Last year’s volatile winds turned the blades of wind parks operating in Lithuania at different speeds, but the annual output exceeded 1.1 TWh of electricity. In the upcoming years, the implementation of the National Energy Independence Strategy will increase the installed capacity of wind parks in the country, together with an increased amount of electricity generated by the wind parks.
According to the data from the Lithuanian Energy Exchange Baltpool, the wind parks operating in Lithuania produced more than 94 GWh of electricity in December. This enabled the annual output to reach over 1.1 TWh (1,117 GWh). This amount of electricity covers 10 percent of the country’s final electricity consumption. Thus, the electricity generated by wind power can supply more than 584 thousand households or, respectively, cover the needs of approximately 1.2 million Lithuanian citizens.
Last year, as is the case every year, the production differed significantly across the seasons of the year. The wind parks were most productive in January, when nearly 138 GWh of electricity was produced, with October (133 GWh) and April (132 GWh) right behind. But during the summer, a slowdown in the production could be observed; for example, in July, only 60 GWh of electricity was produced.
Such variations in the results were due to the volatile winds that prevailed in the country. According to the data from the Lithuanian Hydrometeorological Service, in January, when the best production result was achieved, the average wind speed in the country was 15–20 m/s, and it reached up to 22 m/s at the coast where the largest number of wind parks is located. By comparison, in July the average wind speed was only 12–15 m/s. Nevertheless, during the last months of the year (November and December), unusually low winds were observed.
During the windy months, we could often see Lithuania standing among the EU countries with highest share of wind in electricity demand. On the most successful days, the wind parks produced up to 30 percent of Lithuania’s electricity demand. Similar percentages were also seen in Spain and Ireland, the leaders of the wind energy sector. However, in Denmark, wind parks produced up to 100 percent of the country’s electricity demand.
The fluctuations in electricity production volumes caused by wind power have also contributed to changes in the wholesale electricity prices. During the months when the production performance increased the most, the drop of electricity price on the Nord Pool market could be observed. For example, in October, the amount of electricity generated by wind parks increased by a fifth compared to September. This was one of the factors that led to a price decrease on the Nord Pool market, as the electricity price in Lithuanian price zone went down by 9 percent. A similar relationship between the production performance and the electricity price could be observed throughout the year.

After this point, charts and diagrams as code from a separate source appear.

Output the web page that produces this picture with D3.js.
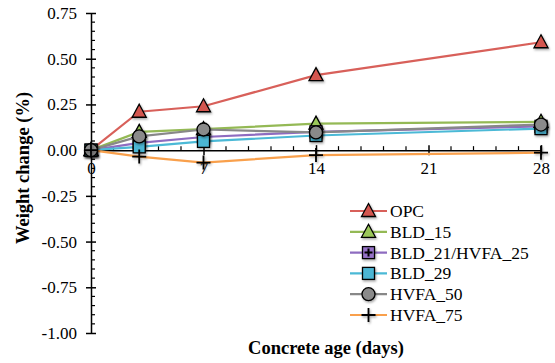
<!DOCTYPE html>
<html>
<head>
<meta charset="utf-8">
<script src="https://cdn.jsdelivr.net/npm/d3@7"></script>
<style>
  body { margin: 0; background: #fff; }
</style>
</head>
<body>
<div id="chart"></div>
<script>
// data
const ages = [0, 3, 7, 14, 28];
const seriesNames = ["OPC", "BLD_15", "BLD_21/HVFA_25", "BLD_29", "HVFA_50", "HVFA_75"];
const opc = [0, 0.21, 0.24, 0.41, 0.59];
const bld15 = [0, 0.10, 0.115, 0.145, 0.155];
const bld21 = [0, 0.04, 0.072, 0.10, 0.13];
const bld29 = [0, 0.018, 0.048, 0.08, 0.118];
const hvfa50 = [0, 0.075, 0.113, 0.097, 0.14];
const hvfa75 = [0, -0.035, -0.068, -0.027, -0.014];
const xTicks = [0, 7, 14, 21, 28];
const yTicks = [-1, -0.75, -0.5, -0.25, 0, 0.25, 0.5, 0.75];

const width = 555, height = 363;
const serif = '"Liberation Serif", Tinos, "Times New Roman", Times, "DejaVu Serif", serif';

const svg = d3.select("#chart").append("svg")
  .attr("width", width).attr("height", height)
  .attr("font-family", serif);

const defs = svg.append("defs");
const f = defs.append("filter").attr("id", "sh")
  .attr("x", "-50%").attr("y", "-50%").attr("width", "200%").attr("height", "200%");
f.append("feDropShadow").attr("dx", 1).attr("dy", 1.5).attr("stdDeviation", 1.2)
  .attr("flood-color", "#000").attr("flood-opacity", 0.35);

const xScale = d3.scaleLinear().domain([0, 28]).range([91, 541]);
const yScale = d3.scaleLinear().domain([-1, 0.75]).range([333, 13]);

const series = [
  {name: seriesNames[0], values: opc,    line: "#d8605a", fill: "#d4574f", shape: "tri"},
  {name: seriesNames[1], values: bld15,  line: "#94b955", fill: "#9bc75a", shape: "tri"},
  {name: seriesNames[2], values: bld21,  line: "#8e6cc0", fill: "#9672c8", shape: "plussq"},
  {name: seriesNames[3], values: bld29,  line: "#4bb9d6", fill: "#4cb6d4", shape: "sq"},
  {name: seriesNames[4], values: hvfa50, line: "#888888", fill: "#8a8a8a", shape: "circ"},
  {name: seriesNames[5], values: hvfa75, line: "#f9a04c", fill: "none",    shape: "plus"}
];

// y axis
const yAxis = svg.append("g")
  .attr("transform", `translate(${xScale(0)},0)`)
  .call(d3.axisLeft(yScale).tickValues(yTicks).tickSize(0).tickPadding(14)
    .tickFormat(d => d3.format(".2f")(d).replace("−", "-")));
yAxis.attr("font-family", serif);
yAxis.select(".domain").attr("stroke", "#000").attr("stroke-width", 1.5);
yAxis.selectAll("text").attr("font-size", 17).attr("fill", "#000");
yAxis.selectAll(".tick").append("line")
  .attr("x1", -5).attr("x2", 5).attr("stroke", "#000").attr("stroke-width", 1.5);
svg.append("g").selectAll("line")
  .data(d3.range(-1, 0.751, 0.05).filter(v => Math.abs(Math.round(v * 4) - v * 4) > 0.01))
  .join("line")
  .attr("x1", xScale(0)).attr("x2", xScale(0) + 4)
  .attr("y1", d => yScale(d)).attr("y2", d => yScale(d))
  .attr("stroke", "#000").attr("stroke-width", 1.2);

// x axis on zero line
const xAxis = svg.append("g")
  .attr("transform", `translate(0,${yScale(0)})`)
  .call(d3.axisBottom(xScale).tickValues(xTicks).tickSize(0).tickPadding(12));
xAxis.attr("font-family", serif);
xAxis.select(".domain").attr("stroke", "#000").attr("stroke-width", 1.5);
xAxis.selectAll("text").attr("font-size", 17).attr("fill", "#000");
xAxis.selectAll(".tick").append("line")
  .attr("y1", -5).attr("y2", 5).attr("stroke", "#000").attr("stroke-width", 1.5);
svg.append("g").selectAll("line")
  .data(d3.range(0, 28.01, 1.4).filter(v => Math.abs(v / 7 - Math.round(v / 7)) > 0.01))
  .join("line")
  .attr("x1", d => xScale(d)).attr("x2", d => xScale(d))
  .attr("y1", yScale(0)).attr("y2", yScale(0) - 4)
  .attr("stroke", "#000").attr("stroke-width", 1.2);

// axis titles
svg.append("text")
  .text("Concrete age (days)")
  .attr("x", 326).attr("y", 354)
  .attr("text-anchor", "middle")
  .attr("font-size", 18.5).attr("font-weight", "bold");

svg.append("text")
  .text("Weight change (%)")
  .attr("transform", `translate(29,168) rotate(-90)`)
  .attr("text-anchor", "middle")
  .attr("font-size", 18.5).attr("font-weight", "bold");

// marker drawing
function drawMarker(g, s, x, y) {
  const m = g.append("g").attr("transform", `translate(${x},${y})`).attr("filter", "url(#sh)");
  if (s.shape === "tri") {
    m.append("path").attr("d", "M0,-7.5 L7,5.5 L-7,5.5 Z")
      .attr("fill", s.fill).attr("stroke", "#000").attr("stroke-width", 1.3);
  } else if (s.shape === "sq" || s.shape === "plussq") {
    m.append("rect").attr("x", -6).attr("y", -6).attr("width", 12).attr("height", 12)
      .attr("fill", s.fill).attr("stroke", "#000").attr("stroke-width", 1.3);
    if (s.shape === "plussq") {
      m.append("path").attr("d", "M-4,0 H4 M0,-4 V4").attr("stroke", "#000").attr("stroke-width", 2);
    }
  } else if (s.shape === "circ") {
    m.append("circle").attr("r", 6.5)
      .attr("fill", s.fill).attr("stroke", "#000").attr("stroke-width", 1.3);
  } else if (s.shape === "plus") {
    m.append("path").attr("d", "M-7,0 H7 M0,-7 V7").attr("stroke", "#000").attr("stroke-width", 1.8);
  }
}

const line = d3.line().x((d, i) => xScale(ages[i])).y(d => yScale(d));

series.forEach(s => {
  svg.append("path").datum(s.values)
    .attr("d", line).attr("fill", "none")
    .attr("stroke", s.line).attr("stroke-width", 2.2);
});
series.forEach(s => {
  const g = svg.append("g");
  s.values.forEach((v, i) => drawMarker(g, s, xScale(ages[i]), yScale(v)));
});

// legend
const legend = svg.append("g").attr("transform", "translate(350,211)");
series.forEach((s, i) => {
  const row = legend.append("g").attr("transform", `translate(0,${i * 20.8})`);
  row.append("line").attr("x1", 0).attr("x2", 37).attr("stroke", s.line).attr("stroke-width", 2.2);
  drawMarker(row, s, 18.5, 0);
  row.append("text").text(s.name).attr("x", 40).attr("y", 6)
    .attr("font-size", 17.5).attr("fill", "#000");
});
</script>
</body>
</html>
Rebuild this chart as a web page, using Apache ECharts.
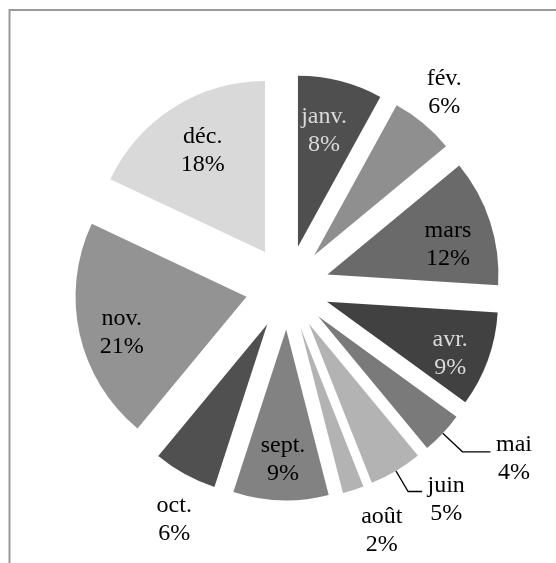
<!DOCTYPE html>
<html><head><meta charset="utf-8">
<script src="https://cdn.jsdelivr.net/npm/echarts@6/dist/echarts.min.js"></script>
<style>html,body{margin:0;padding:0;background:#fff}#c{width:556px;height:563px}</style>
</head><body><div id="c"></div>
<script>
// ---- data ----
const months = ['janv.','fév.','mars','avr.','mai','juin','août','sept.','oct.','nov.','déc.'];
const shares = [8, 6, 12, 9, 4, 5, 2, 9, 6, 21, 18];

// ---- styles ----
const sliceColors = ['#4f4f4f','#8f8f8f','#6a6a6a','#414141','#7a7a7a','#b3b3b3','#b3b3b3','#828282','#505050','#939393','#d9d9d9'];
const textColors  = ['#d9d9d9','#000','#000','#d9d9d9','#000','#000','#000','#000','#000','#000','#000'];
const innerSet  = ['janv.','mars','avr.','sept.','nov.','déc.'];
const outerSet  = ['fév.','août','oct.'];
const leaderSet = ['mai','juin'];
const innerShift = {'janv.':[-7,13],'mars':[-6,11.5],'avr.':[-2,7],'sept.':[1,-3],'nov.':[5,7],'déc.':[9,11]};
const outerShift = {'fév.':[-9,6],'août':[14,-4],'oct.':[12,4]};
// [line length, line length2, vertical spacer, text box width]
const leaderLen  = {'mai':[27,28,14,37],'juin':[24,14,17,38]};

const CENTER = [287.5, 287.5], R = 171, OFFSET = 42;
const font = {fontFamily:'"Liberation Serif","Times New Roman",serif', fontSize:24, lineHeight:28};

function items(showSet, extra) {
  return months.map((m, i) => {
    const show = showSet.indexOf(m) >= 0;
    const it = {name: m, value: shares[i], selected: true,
      label: Object.assign({show: show, color: textColors[i]}, font)};
    if (extra) extra(it, m, i, show);
    return it;
  });
}
const common = {
  type:'pie', center: CENTER, startAngle: 90, clockwise: true,
  selectedMode:'multiple', selectedOffset: OFFSET, avoidLabelOverlap: false,
  emphasis:{disabled:true}, animation:false, silent:true
};

const main = Object.assign({}, common, {
  radius: R,
  data: items(leaderSet, (it, m, i, show) => {
    it.itemStyle = {color: sliceColors[i]};
    it.label.position = 'outside';
    it.label.distanceToLabelLine = 5;
    if (show) {
      const L = leaderLen[m];
      it.label.formatter = '{sp| }\n{t|{b}}\n{t|{d}%}';
      it.label.rich = {
        sp: {fontSize: 2, lineHeight: L[2]},
        t: Object.assign({color: textColors[i], width: L[3], align: 'center'}, font)
      };
      it.labelLine = {show: true, length: L[0], length2: L[1],
                      lineStyle:{color:'#000', width:1.3}};
    } else it.labelLine = {show:false};
  }),
  label:{formatter:'{b}\n{d}%'}
});
const inner = Object.assign({}, common, {
  radius: [89, R], z: 3,
  itemStyle:{color:'rgba(0,0,0,0)'},
  label:{position:'inside', formatter:'{b}\n{d}%'},
  labelLine:{show:false},
  data: items(innerSet),
  labelLayout: p => { const s = innerShift[months[p.dataIndex]]; return s ? {dx:s[0], dy:s[1]} : {}; }
});
const outer = Object.assign({}, common, {
  radius: [R, 259], z: 3,
  itemStyle:{color:'rgba(0,0,0,0)'},
  label:{position:'inside', formatter:'{b}\n{d}%'},
  labelLine:{show:false},
  data: items(outerSet),
  labelLayout: p => { const s = outerShift[months[p.dataIndex]]; return s ? {dx:s[0], dy:s[1]} : {}; }
});

const chart = echarts.init(document.getElementById('c'), null, {renderer:'canvas'});
chart.setOption({
  animation:false,
  backgroundColor:'#fff',
  graphic:[{type:'polyline', z:-1, shape:{points:[[9.5,563],[9.5,10],[556,10]]},
            style:{stroke:'#9a9a9a', lineWidth:2, fill:null}}],
  series:[main, inner, outer]
});
</script></body></html>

Since 2016, more than 1.1 TWh of electricity has been generated annually in Lithuanian wind parks. In 2017, a record amount of 1.3 TWh was achieved. A little more than 2 TWh of electricity was generated last year from renewable energy sources, or about 19 percent of the country’s electricity demand. Meanwhile, the wind parks produced 10 percent of Lithuania’s final electricity consumption. This means that wind produced more electricity than all the other renewable sources combined.

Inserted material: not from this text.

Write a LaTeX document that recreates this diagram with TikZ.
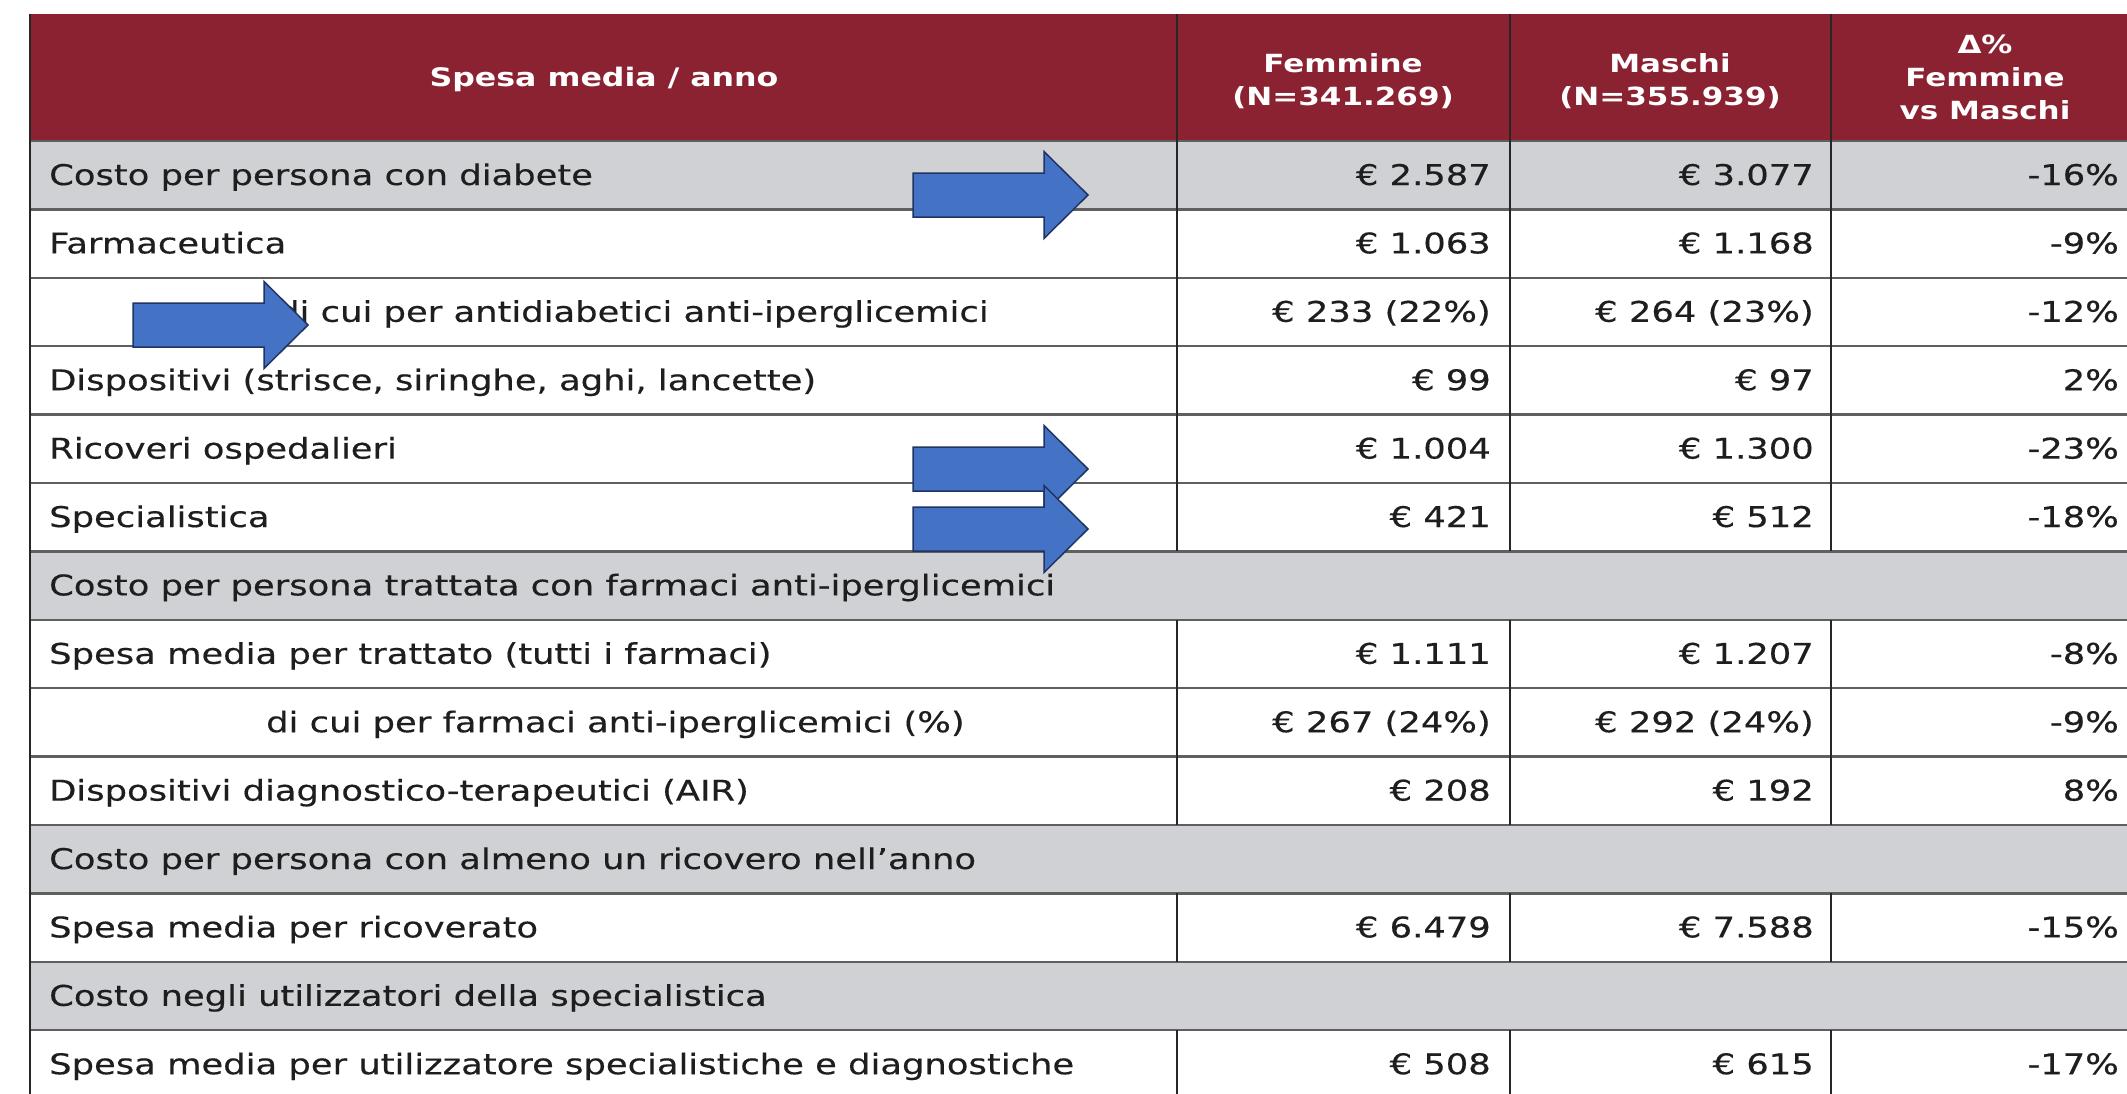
\documentclass[tikz,border=0pt]{standalone}
\usepackage{fontspec}
\setmainfont{DejaVu Sans}[FakeStretch=1.24]
\newfontfamily\bodyfont{DejaVu Sans}[FakeStretch=1.24,FakeBold=0.4]
\definecolor{hdr}{RGB}{138,34,50}
\definecolor{rowgray}{RGB}{208,209,212}
\definecolor{arrowfill}{RGB}{68,114,196}
\definecolor{arrowedge}{RGB}{32,52,100}
\definecolor{txt}{RGB}{30,30,30}
\definecolor{linegray}{RGB}{95,95,95}
\tikzset{
  lbl/.style={anchor=base west, inner sep=0pt, font=\bodyfont\fontsize{28.5}{32}\selectfont, text=txt},
  num/.style={anchor=base east, inner sep=0pt, font=\bodyfont\fontsize{28.5}{32}\selectfont, text=txt},
  hd/.style={align=center, inner sep=0pt, font=\bfseries\fontsize{25}{33}\selectfont, text=white},
  hline/.style={draw=linegray, line width=2.5pt},
  vline/.style={draw=black!85, line width=2pt},
  barrow/.pic={\draw[fill=arrowfill, draw=arrowedge, line width=1.5pt, line join=miter]
     (0,-22) -- (131,-22) -- (131,-43.5) -- (175,0) -- (131,43.5) -- (131,22) -- (0,22) -- cycle;}
}
\begin{document}
\begin{tikzpicture}[x=1pt,y=-1pt]
\useasboundingbox[fill=white] (0,0) rectangle (2127,1093);
% fills
\fill[hdr] (30,13.6) rectangle (2140,141);
\foreach \k in {1,7,11,13}{
  \fill[rowgray] (30,{141+68.4*(\k-1)}) rectangle (2140,{141+68.4*\k});
}
% horizontal lines
\foreach \k in {0,...,13}{
  \draw[hline] (30,{141+68.4*\k}) -- (2140,{141+68.4*\k});
}
% vertical lines
\foreach \x in {1177,1510,1831}{
  \draw[vline] (\x,13.6) -- (\x,{141+68.4*6});
  \draw[vline] (\x,{141+68.4*7}) -- (\x,{141+68.4*10});
  \draw[vline] (\x,{141+68.4*11}) -- (\x,{141+68.4*12});
  \draw[vline] (\x,{141+68.4*13}) -- (\x,1100);
}
\draw[vline] (30,13.6) -- (30,1100);
% header
\node[hd, font=\bfseries\fontsize{25.5}{33}\selectfont] (h0) at (604,79) {Spesa media / anno};
\node[hd] (h1) at (1343,81) {Femmine\\(N=341.269)};
\node[hd] (h2) at (1670,81) {Maschi\\(N=355.939)};
\node[hd] (h3) at (1985,77) {Δ\%\\Femmine\\vs Maschi};
% rows
\node[lbl] (r1) at (49,185) {Costo per persona con diabete};
\node[num] (r1f) at (1491,185) {€ 2.587};
\node[num] (r1m) at (1814,185) {€ 3.077};
\node[num] (r1d) at (2119,185) {-16\%};

\node[lbl] (r2) at (49,253.4) {Farmaceutica};
\node[num] (r2f) at (1491,253.4) {€ 1.063};
\node[num] (r2m) at (1814,253.4) {€ 1.168};
\node[num] (r2d) at (2119,253.4) {-9\%};

\node[lbl] (r3) at (277,321.8) {di cui per antidiabetici anti-iperglicemici};
\node[num] (r3f) at (1491,321.8) {€ 233 (22\%)};
\node[num] (r3m) at (1814,321.8) {€ 264 (23\%)};
\node[num] (r3d) at (2119,321.8) {-12\%};

\node[lbl] (r4) at (49,390.2) {Dispositivi (strisce, siringhe, aghi, lancette)};
\node[num] (r4f) at (1491,390.2) {€ 99};
\node[num] (r4m) at (1814,390.2) {€ 97};
\node[num] (r4d) at (2119,390.2) {2\%};

\node[lbl] (r5) at (49,458.6) {Ricoveri ospedalieri};
\node[num] (r5f) at (1491,458.6) {€ 1.004};
\node[num] (r5m) at (1814,458.6) {€ 1.300};
\node[num] (r5d) at (2119,458.6) {-23\%};

\node[lbl] (r6) at (49,527) {Specialistica};
\node[num] (r6f) at (1491,527) {€ 421};
\node[num] (r6m) at (1814,527) {€ 512};
\node[num] (r6d) at (2119,527) {-18\%};

\node[lbl] (r7) at (49,595.4) {Costo per persona trattata con farmaci anti-iperglicemici};

\node[lbl] (r8) at (49,663.8) {Spesa media per trattato (tutti i farmaci)};
\node[num] (r8f) at (1491,663.8) {€ 1.111};
\node[num] (r8m) at (1814,663.8) {€ 1.207};
\node[num] (r8d) at (2119,663.8) {-8\%};

\node[lbl] (r9) at (266,732.2) {di cui per farmaci anti-iperglicemici (\%)};
\node[num] (r9f) at (1491,732.2) {€ 267 (24\%)};
\node[num] (r9m) at (1814,732.2) {€ 292 (24\%)};
\node[num] (r9d) at (2119,732.2) {-9\%};

\node[lbl] (r10) at (49,800.6) {Dispositivi diagnostico-terapeutici (AIR)};
\node[num] (r10f) at (1491,800.6) {€ 208};
\node[num] (r10m) at (1814,800.6) {€ 192};
\node[num] (r10d) at (2119,800.6) {8\%};

\node[lbl] (r11) at (49,869) {Costo per persona con almeno un ricovero nell’anno};

\node[lbl] (r12) at (49,937.4) {Spesa media per ricoverato};
\node[num] (r12f) at (1491,937.4) {€ 6.479};
\node[num] (r12m) at (1814,937.4) {€ 7.588};
\node[num] (r12d) at (2119,937.4) {-15\%};

\node[lbl] (r13) at (49,1005.8) {Costo negli utilizzatori della specialistica};

\node[lbl] (r14) at (49,1074.2) {Spesa media per utilizzatore specialistiche e diagnostiche};
\node[num] (r14f) at (1491,1074.2) {€ 508};
\node[num] (r14m) at (1814,1074.2) {€ 615};
\node[num] (r14d) at (2119,1074.2) {-17\%};
% block arrows
\pic (a1) at (913,195) {barrow};
\pic (a2) at (133,325) {barrow};
\pic (a3) at (913,469) {barrow};
\pic (a4) at (913,529) {barrow};
\end{tikzpicture}
\end{document}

The National Energy Independence Strategy has set an ambitious target for producing 100 percent of the country’s electricity and heating from renewable energy sources by 2050. The development of wind energy will make a significant contribution to achieving these results, with a forecasted threefold increase in installed capacity by 2030 and almost tenfold by 2050. In the long run, wind parks will play a crucial role in Lithuanian energy system producing more than 50 percent of growing Lithuania’s electricity demand. The construction of new wind parks can be expected to begin after the first auction this year.